• **WRITTEN EXERCISE**: Search the listing below for the string "that" and copy every line where it occurs.

(Plotting code records)

--- BEGIN ---

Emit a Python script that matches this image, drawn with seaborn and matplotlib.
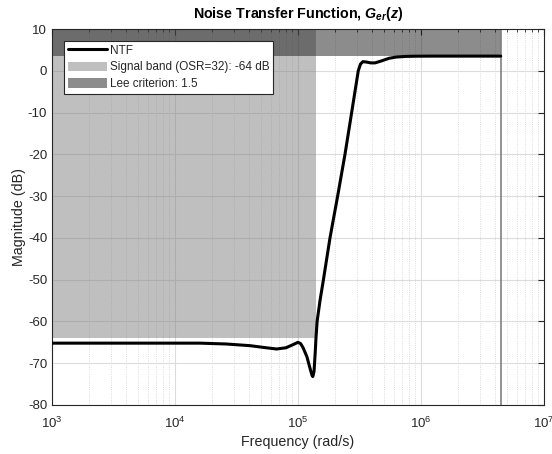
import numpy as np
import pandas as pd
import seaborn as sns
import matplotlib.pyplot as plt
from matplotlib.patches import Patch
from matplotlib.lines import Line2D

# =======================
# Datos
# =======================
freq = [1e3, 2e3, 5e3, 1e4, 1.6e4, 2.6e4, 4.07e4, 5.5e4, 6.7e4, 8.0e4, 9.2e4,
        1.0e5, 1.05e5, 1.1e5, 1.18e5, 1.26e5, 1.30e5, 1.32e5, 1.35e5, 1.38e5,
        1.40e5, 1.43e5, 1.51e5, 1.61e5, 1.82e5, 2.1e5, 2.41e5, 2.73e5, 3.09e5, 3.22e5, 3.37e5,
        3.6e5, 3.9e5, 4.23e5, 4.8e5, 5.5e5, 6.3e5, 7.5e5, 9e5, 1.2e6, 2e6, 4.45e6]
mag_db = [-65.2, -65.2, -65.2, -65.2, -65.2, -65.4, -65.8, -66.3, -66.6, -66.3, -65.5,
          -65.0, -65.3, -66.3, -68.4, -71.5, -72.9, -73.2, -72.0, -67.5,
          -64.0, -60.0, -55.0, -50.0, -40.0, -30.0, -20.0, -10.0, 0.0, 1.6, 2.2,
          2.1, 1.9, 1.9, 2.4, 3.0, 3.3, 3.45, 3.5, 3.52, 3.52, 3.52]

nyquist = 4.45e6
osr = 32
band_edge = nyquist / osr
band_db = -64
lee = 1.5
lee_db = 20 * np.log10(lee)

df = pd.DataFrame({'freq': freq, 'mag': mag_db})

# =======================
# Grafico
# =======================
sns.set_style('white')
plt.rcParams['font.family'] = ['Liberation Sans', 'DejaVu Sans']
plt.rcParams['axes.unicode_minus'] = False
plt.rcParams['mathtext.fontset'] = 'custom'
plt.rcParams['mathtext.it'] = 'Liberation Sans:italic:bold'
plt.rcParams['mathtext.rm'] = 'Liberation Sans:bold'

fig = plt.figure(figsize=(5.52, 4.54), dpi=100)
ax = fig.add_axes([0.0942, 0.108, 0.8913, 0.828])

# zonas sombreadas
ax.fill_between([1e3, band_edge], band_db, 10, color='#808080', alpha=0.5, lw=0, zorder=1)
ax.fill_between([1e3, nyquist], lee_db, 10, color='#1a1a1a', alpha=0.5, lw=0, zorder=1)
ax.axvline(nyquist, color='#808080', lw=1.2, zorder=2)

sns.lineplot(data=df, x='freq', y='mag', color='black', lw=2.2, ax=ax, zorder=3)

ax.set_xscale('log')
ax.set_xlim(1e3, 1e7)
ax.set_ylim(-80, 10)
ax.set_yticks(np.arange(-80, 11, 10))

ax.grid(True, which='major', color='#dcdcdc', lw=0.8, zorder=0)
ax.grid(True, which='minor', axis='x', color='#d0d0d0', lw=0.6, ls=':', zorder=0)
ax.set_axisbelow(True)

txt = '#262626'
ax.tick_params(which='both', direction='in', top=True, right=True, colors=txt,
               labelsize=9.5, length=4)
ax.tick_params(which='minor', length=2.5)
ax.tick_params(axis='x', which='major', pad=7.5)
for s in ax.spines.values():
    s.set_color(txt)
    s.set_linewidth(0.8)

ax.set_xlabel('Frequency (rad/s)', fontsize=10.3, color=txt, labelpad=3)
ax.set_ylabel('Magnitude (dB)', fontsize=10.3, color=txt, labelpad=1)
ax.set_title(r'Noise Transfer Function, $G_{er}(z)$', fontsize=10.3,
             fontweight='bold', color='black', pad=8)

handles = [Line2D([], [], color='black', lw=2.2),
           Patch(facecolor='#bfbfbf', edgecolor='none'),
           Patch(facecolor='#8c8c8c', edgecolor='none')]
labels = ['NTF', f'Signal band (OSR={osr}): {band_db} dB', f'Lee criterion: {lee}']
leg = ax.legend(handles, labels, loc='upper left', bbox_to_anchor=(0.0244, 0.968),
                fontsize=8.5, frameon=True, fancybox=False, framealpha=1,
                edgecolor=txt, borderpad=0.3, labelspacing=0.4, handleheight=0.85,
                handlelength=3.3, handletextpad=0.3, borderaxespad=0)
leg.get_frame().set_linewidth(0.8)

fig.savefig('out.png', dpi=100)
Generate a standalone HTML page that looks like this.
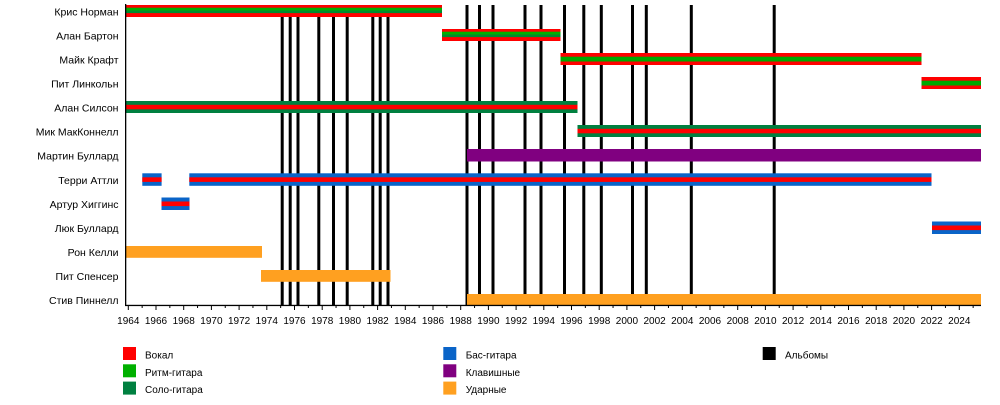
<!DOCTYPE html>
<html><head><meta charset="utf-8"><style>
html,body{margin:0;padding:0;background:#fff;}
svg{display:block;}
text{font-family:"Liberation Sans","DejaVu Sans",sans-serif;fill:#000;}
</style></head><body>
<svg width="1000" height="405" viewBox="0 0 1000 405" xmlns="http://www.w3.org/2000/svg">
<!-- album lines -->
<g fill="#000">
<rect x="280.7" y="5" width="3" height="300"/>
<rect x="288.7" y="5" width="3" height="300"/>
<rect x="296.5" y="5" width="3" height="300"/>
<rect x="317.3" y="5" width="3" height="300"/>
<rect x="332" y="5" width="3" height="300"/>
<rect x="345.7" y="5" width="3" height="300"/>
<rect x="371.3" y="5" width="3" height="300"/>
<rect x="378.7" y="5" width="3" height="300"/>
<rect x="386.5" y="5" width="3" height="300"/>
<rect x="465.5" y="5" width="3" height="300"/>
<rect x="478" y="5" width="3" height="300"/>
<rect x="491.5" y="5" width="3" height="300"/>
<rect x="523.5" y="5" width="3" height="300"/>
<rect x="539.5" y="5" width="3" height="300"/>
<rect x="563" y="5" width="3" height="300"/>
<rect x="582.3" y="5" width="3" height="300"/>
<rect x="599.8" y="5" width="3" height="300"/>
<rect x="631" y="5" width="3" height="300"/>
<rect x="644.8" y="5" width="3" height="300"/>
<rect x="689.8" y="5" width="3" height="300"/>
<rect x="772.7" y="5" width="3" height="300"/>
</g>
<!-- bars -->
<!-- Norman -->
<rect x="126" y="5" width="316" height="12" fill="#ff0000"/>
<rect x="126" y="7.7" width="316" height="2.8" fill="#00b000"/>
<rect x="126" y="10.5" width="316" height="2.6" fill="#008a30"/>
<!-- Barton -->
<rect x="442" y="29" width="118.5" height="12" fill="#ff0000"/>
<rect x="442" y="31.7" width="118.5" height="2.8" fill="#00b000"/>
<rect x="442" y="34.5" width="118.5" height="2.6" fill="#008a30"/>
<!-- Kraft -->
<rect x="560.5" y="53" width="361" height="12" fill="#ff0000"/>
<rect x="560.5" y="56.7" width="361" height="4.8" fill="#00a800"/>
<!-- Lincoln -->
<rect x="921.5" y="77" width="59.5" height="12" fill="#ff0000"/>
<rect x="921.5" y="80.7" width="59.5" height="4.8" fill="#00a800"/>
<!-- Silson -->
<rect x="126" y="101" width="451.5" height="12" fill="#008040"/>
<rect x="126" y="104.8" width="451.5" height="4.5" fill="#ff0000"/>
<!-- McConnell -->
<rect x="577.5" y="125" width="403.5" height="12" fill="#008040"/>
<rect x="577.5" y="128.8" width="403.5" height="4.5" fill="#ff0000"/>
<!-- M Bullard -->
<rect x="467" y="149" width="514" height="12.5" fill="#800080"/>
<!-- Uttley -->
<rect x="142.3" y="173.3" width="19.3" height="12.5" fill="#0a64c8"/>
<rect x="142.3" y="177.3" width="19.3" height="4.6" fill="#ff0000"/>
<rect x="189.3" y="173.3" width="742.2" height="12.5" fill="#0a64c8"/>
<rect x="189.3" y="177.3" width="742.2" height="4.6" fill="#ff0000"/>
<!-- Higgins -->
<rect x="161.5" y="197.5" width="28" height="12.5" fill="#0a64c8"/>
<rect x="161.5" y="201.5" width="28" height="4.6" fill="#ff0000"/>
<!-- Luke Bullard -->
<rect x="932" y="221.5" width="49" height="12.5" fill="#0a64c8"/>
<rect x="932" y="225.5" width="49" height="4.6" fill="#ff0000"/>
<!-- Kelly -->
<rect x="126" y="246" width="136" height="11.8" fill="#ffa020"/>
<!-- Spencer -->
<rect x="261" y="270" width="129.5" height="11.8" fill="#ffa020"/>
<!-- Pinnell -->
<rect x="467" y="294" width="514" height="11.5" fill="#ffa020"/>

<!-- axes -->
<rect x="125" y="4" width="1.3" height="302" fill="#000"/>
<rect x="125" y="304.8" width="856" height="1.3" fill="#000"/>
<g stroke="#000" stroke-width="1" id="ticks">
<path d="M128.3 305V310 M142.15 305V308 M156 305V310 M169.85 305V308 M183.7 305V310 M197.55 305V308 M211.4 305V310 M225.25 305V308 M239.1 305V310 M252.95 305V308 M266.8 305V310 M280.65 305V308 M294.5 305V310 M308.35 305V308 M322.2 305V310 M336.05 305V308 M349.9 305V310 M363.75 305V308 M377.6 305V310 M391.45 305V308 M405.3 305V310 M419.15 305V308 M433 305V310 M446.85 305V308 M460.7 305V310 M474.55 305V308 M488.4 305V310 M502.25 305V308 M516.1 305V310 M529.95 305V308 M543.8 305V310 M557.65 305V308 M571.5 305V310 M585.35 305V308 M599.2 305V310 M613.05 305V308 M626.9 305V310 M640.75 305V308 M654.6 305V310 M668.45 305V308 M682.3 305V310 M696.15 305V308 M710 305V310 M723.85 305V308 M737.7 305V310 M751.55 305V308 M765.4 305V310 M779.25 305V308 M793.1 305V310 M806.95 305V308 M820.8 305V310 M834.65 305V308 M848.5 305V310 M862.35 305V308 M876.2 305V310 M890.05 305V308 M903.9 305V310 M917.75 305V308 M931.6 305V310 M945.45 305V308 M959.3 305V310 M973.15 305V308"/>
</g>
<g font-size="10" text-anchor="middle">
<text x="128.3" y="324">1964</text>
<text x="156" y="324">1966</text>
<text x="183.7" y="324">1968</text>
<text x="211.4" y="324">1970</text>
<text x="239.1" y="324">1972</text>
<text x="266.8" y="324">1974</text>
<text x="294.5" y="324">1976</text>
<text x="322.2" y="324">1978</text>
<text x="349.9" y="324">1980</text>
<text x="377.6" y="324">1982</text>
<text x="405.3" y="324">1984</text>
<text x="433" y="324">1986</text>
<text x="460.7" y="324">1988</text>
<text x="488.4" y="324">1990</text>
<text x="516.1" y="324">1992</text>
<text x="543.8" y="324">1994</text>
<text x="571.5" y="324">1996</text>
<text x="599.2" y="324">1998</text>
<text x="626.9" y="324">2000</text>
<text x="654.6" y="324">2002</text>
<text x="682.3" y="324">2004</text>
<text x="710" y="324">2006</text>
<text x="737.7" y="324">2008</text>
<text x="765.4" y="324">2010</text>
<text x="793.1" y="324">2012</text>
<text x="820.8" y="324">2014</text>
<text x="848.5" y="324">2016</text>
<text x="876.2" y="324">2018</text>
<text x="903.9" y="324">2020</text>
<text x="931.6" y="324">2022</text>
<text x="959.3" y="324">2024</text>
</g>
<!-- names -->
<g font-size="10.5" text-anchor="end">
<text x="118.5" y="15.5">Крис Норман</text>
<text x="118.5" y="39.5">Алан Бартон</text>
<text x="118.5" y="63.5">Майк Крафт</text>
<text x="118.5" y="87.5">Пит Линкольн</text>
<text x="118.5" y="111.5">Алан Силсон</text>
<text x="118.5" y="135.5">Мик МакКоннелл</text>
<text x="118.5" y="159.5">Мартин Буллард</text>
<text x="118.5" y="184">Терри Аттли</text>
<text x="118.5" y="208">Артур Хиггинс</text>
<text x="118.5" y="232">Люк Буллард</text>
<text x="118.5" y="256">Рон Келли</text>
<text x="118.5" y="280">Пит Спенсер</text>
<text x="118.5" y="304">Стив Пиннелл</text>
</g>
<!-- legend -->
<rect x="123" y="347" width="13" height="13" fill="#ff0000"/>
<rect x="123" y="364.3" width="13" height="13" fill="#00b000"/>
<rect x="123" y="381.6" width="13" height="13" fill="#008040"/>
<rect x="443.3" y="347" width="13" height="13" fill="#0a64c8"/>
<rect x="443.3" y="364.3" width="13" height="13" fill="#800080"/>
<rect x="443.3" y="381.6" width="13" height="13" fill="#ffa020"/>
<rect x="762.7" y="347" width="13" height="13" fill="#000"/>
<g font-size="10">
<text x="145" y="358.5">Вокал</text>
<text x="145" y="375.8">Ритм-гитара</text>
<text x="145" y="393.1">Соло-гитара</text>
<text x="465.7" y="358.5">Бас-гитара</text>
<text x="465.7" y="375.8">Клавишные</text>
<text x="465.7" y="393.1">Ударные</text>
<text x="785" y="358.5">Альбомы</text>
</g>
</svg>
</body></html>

--- END ---

• **EXERCISE SOLUTION**:
Emit a Python script that matches this image, drawn with seaborn and matplotlib.
Generate a standalone HTML page that looks like this.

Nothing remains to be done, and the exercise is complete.